Closure for Sean Replogle—and indeed, public defender Carol Dee Huneke and car crash victim Judy Rodeen—would prove elusive. On the heels of winning Sean’s case, Huneke had a surge of euphoria, before realizing that the victory was just a blip on the screen and she would be headed back to her hundred remaining open cases. She asked to be reassigned to the juvenile division, where she hoped she could make more of a difference. And her boss approved this lateral move.
But Sean’s case had made her think about and question authority and the system. Her dawning awareness that the challenges she faced as a public defender with overwhelming caseloads represented vast systemic problems, and that public defenders and legal aid attorneys were facing similar crises all across the country, led to a political awakening. She penned a highly critical article looking at problems in the system and pointing out that reform was unlikely as long as the advocacy organization lacked independence. She thought the Washington Defender Association should be run by the public defenders in the trenches, not department heads and directors who were too eager to please the local bureaucrats and politicians who had a role in their appointment. She titled her paper “WTF WDA?”
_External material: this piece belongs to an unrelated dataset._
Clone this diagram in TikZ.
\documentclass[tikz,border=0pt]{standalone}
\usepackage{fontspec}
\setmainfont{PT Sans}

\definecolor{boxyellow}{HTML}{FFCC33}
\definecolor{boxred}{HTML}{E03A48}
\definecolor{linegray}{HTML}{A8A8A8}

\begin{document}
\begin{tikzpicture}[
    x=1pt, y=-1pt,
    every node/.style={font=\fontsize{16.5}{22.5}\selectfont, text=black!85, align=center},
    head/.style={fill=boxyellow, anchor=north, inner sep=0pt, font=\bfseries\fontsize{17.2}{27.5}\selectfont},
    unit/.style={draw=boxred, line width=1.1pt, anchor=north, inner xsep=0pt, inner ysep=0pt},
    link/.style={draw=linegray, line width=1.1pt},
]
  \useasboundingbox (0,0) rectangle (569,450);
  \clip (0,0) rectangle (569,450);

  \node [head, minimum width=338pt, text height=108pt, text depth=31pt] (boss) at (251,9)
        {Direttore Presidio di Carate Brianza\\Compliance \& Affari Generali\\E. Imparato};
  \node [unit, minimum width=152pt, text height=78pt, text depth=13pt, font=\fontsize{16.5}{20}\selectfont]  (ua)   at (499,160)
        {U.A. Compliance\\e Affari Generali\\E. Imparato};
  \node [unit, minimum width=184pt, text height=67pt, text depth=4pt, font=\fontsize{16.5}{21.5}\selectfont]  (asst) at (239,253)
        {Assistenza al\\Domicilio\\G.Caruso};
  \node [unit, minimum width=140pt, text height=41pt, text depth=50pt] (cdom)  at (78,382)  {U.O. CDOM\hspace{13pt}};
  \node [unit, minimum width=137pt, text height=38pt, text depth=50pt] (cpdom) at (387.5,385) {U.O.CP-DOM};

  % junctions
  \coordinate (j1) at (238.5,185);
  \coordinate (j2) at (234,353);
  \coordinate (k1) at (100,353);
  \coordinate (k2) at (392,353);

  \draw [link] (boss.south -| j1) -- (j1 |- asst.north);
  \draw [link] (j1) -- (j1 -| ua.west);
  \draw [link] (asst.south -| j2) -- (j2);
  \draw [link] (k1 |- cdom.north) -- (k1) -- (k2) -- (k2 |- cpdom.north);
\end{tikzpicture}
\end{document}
When the Washington Defender Association declined to publish it, she self-published the piece on a blog she started called Public Defender Revolution. She developed a manifesto and issued a call to arms. “I believe that if we are going to change, we all have to become public defender revolutionaries—every PD, every law professor, every law student, every law dean, every citizen who cares for justice—every one of us has to engage our problem-solving brain and take action,” she wrote. “The fact that we underfund our systems, overload idealistic but human lawyers, but allow reform to be someone else’s cause is not acceptable. Our current system is unfair to clients, to public defenders themselves, and to a nation that thinks it has a justice system that is fair.” She began to get followers. Public defenders from various states began to forward their own stories, news accounts, exposés, abuses. As Huneke published these comments and linked to other stories, her followers grew. She urged them on.
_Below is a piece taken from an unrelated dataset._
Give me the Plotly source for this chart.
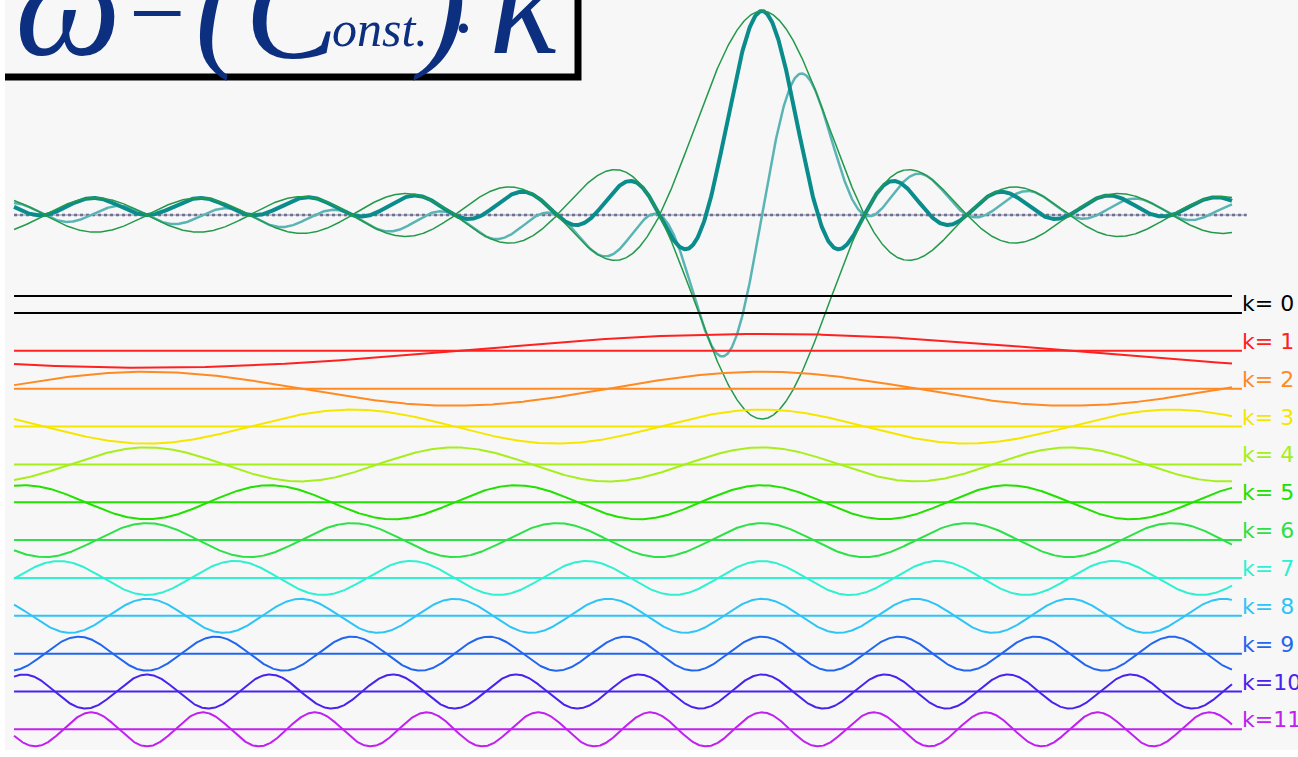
import numpy as np
import plotly.graph_objects as go

# ---------------- data ----------------
K_VALUES = [0, 1, 2, 3, 4, 5, 6, 7, 8, 9, 10, 11]
AMPLITUDES = [1.0] * 12
LABELS = ["k= 0", "k= 1", "k= 2", "k= 3", "k= 4", "k= 5",
          "k= 6", "k= 7", "k= 8", "k= 9", "k=10", "k=11"]
COLORS = ["#000000", "#ff2020", "#ff8a22", "#f5e600", "#a6ee1c", "#22e000",
          "#2ee048", "#2ff0d0", "#2ec4f6", "#2266f0", "#4a22ee", "#c020f0"]
X_START, X_END = -0.6081, 0.3821          # in units of the k=1 wavelength
BASE_END, AXIS_END = 0.3902, 0.3940
STACK_TOP, STACK_STEP = -5.765, -2.2265    # component baselines (amplitude units)

# ---------------- geometry helpers (layout only) ----------------
W, H = 1298, 757
XC, LPX = 762.0, 1230.0      # pixel of packet centre, pixels per wavelength
Y0, UPX = 215.0, 17.0        # pixel of packet zero line, pixels per unit


def px(p):
    return p / W


def py(p):
    return 1 - p / H


u = np.linspace(X_START, X_END, 2000)
fig = go.Figure()

# packet (sum of all components)
S = np.zeros_like(u, dtype=complex)
for k, a in zip(K_VALUES, AMPLITUDES):
    S += a * np.exp(1j * 2 * np.pi * k * u)

fig.add_trace(go.Scatter(x=[X_START, AXIS_END], y=[0, 0], mode="lines",
                         line=dict(color="#55557e", width=2.5, dash="dot"), hoverinfo="skip"))
fig.add_trace(go.Scatter(x=[X_START, AXIS_END], y=[0, 0], mode="lines",
                         line=dict(color="#8a8aa8", width=1), hoverinfo="skip"))
fig.add_trace(go.Scatter(x=u, y=S.imag, mode="lines",
                         line=dict(color="#5ab4b4", width=2.5), hoverinfo="skip"))
fig.add_trace(go.Scatter(x=u, y=S.real, mode="lines",
                         line=dict(color="#0a8c8c", width=4), hoverinfo="skip"))
fig.add_trace(go.Scatter(x=u, y=np.abs(S), mode="lines",
                         line=dict(color="#23994a", width=1.5), hoverinfo="skip"))
fig.add_trace(go.Scatter(x=u, y=-np.abs(S), mode="lines",
                         line=dict(color="#23994a", width=1.5), hoverinfo="skip"))

# components
for i, (k, a, c) in enumerate(zip(K_VALUES, AMPLITUDES, COLORS)):
    base = STACK_TOP + STACK_STEP * i
    fig.add_trace(go.Scatter(x=[X_START, BASE_END], y=[base, base], mode="lines",
                             line=dict(color=c, width=2), hoverinfo="skip"))
    fig.add_trace(go.Scatter(x=u, y=base + a * np.cos(2 * np.pi * k * u), mode="lines",
                             line=dict(color=c, width=2), hoverinfo="skip"))
    ypix = Y0 - base * UPX
    fig.add_annotation(x=px(1240), y=py(ypix + 5), xref="paper", yref="paper",
                       text=LABELS[i], showarrow=False, xanchor="left", yanchor="bottom",
                       font=dict(family="DejaVu Sans", size=22, color=c))

# title box
shapes = [
    dict(type="rect", xref="paper", yref="paper", x0=px(-10), x1=px(578), y0=py(-10), y1=py(77),
         line=dict(color="#000000", width=7), fillcolor="#f7f7f7", layer="below"),
    dict(type="rect", xref="paper", yref="paper", x0=0, x1=px(5), y0=0, y1=1,
         line=dict(width=0), fillcolor="#ffffff", layer="above"),
    dict(type="rect", xref="paper", yref="paper", x0=0, x1=1, y0=0, y1=py(750),
         line=dict(width=0), fillcolor="#ffffff", layer="above"),
]
TCOL = "#0d2f80"
TF = "Liberation Serif"
pieces = [
    ("<i>ω</i>", 68, 150, 4),
    ("=", 157, 100, 4),
    ("<i>(</i>", 222, 140, 3),
    ("<i>C</i>", 292, 140, 10),
    ("<i>onst.</i>", 380, 50, 29),
    ("<i>)</i>", 440, 140, 3),
    ("·", 464, 80, 28),
    ("<i>k</i>", 524, 150, 2),
]
for txt, xc, fs, yc in pieces:
    fig.add_annotation(x=px(xc), y=py(yc), xref="paper", yref="paper", text=txt,
                       showarrow=False, xanchor="center", yanchor="middle",
                       font=dict(family=TF, size=fs, color=TCOL))

fig.update_layout(
    width=W, height=H, margin=dict(l=0, r=0, t=0, b=0),
    paper_bgcolor="#ffffff", plot_bgcolor="#f7f7f7", showlegend=False,
    xaxis=dict(range=[(0 - XC) / LPX, (W - XC) / LPX], visible=False, fixedrange=True),
    yaxis=dict(range=[(Y0 - H) / UPX, Y0 / UPX], visible=False, fixedrange=True),
    shapes=shapes,
)
fig.write_html("out.html")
She rabble-roused on the Internet, in her office, in the courthouse, at conferences, on panels—and then, on September 27, 2011, she was fired by the same boss who had weighed in on her lawyering in the Spokesman Review a month before Sean Replogle’s trial, saying, “She’s incredibly aggressive and effective.”
It would take six years, and twelve-year-old A.N.J. would be eighteen, before the Washington Supreme Court would rule that his “court-appointed counsel’s representation fell below the objective standards guaranteed by the Constitution for effective counsel,” and that he would be allowed to withdraw his guilty plea. At that point, Grant County prosecutors dismissed the charges against A.N.J. completely. Douglas Anderson, however, was not censured or even investigated by the state bar. Indeed, news of his role in this case seems to have been completely limited to small legal circles, and he went on to make an unsuccessful bid for a local judgeship.
Six days after the state supreme court’s decision, the Washington State Office of Public Defense sent out a memo to everyone involved in the court system announcing, in essence, that the rules of the game had changed thanks to A.N.J.’s case. What had long been considered “recommended” caseload limits were now mandated case limits.32
Writing for the Supreme court’s majority opinion, Justice Tom Chambers said, “While the vast majority of public defenders do sterling and impressive work, in some times and places, inadequate funding and troublesome limits on indigent counsel have made the promise of effective assistance of counsel more myth than fact, more illusion than substance.” He added, “Public funds for appointed counsel are sometimes woefully inadequate, and public contracts have imposed statistically impossible caseloads on public defenders.” Further, “[s]uch public contracts for public defenders discourage appropriate investigation, testing of evidence, research, and trial preparation, and literally reward the public defender financially for every guilty plea the defender delivers.”
Justice Richard Sanders, in a concurring opinion, went even further in his criticism. “Just because a county attempts to balance its budget on the backs of indigent criminal defendants is no reason for the court to facilitate this constitutional violation,” he wrote.
Five months later, in July 2010, the Washington Supreme Court proposed new rules for public defense and finally, in 2012, the Washington Supreme Court approved one of the nation’s most comprehensive reform packages. The new rules spell out in laborious detail a list of standards ranging from requirements about an attorney’s experience in a particular area of law, to mandates that a physical office space be provided for confidential client meetings (not always the case in rural areas and
small courthouses), to proof of continuing legal education, to sworn statements that attorneys are complying with caseload limits.33
Washington State is not the first state to recommend or even demand caseload limits, but the Washington Supreme Court is the first to put teeth into its mandate by creating a way to enforce the rules. Here, individual attorneys (not bosses or department heads) will have to certify before a judge, prior to accepting a case, that they meet each of the standards spelled out in court rules; violators are subject to bar association censure.
Meanwhile, as municipalities across the state cut their budgets, the actual need for legal aid attorneys and public defenders is growing. According to Legal Aid for Washington Fund and the Campaign for Equal Justice in Seattle, which drew on census figures, nearly 30 percent of Washington residents live below poverty. Already, the organization reports, only one in five people requesting legal assistance receives it, and requests are skyrocketing. Domestic violence requests have gone up 109 percent, foreclosures 556 percent, unemployment 890 percent.
The Washington State Office of Public Defense noted in its annual 2010 report, “[P]ublic defense in Washington still is not attaining an overall appropriate level of quality, and serious shortcomings persist in many local programs. These deficiencies are only exacerbated by a lingering economic recession that has forced substantial state and local budget cuts, including cuts to public defense.” Indeed, the Washington State Office of Public Defense, which funnels money to cities and counties across the state to help them decrease caseloads and improve the quality of services, was hit with a 7.6 percent budget cut in 2010. Spokane County is slated to lose two full-time attorneys and three other staffers.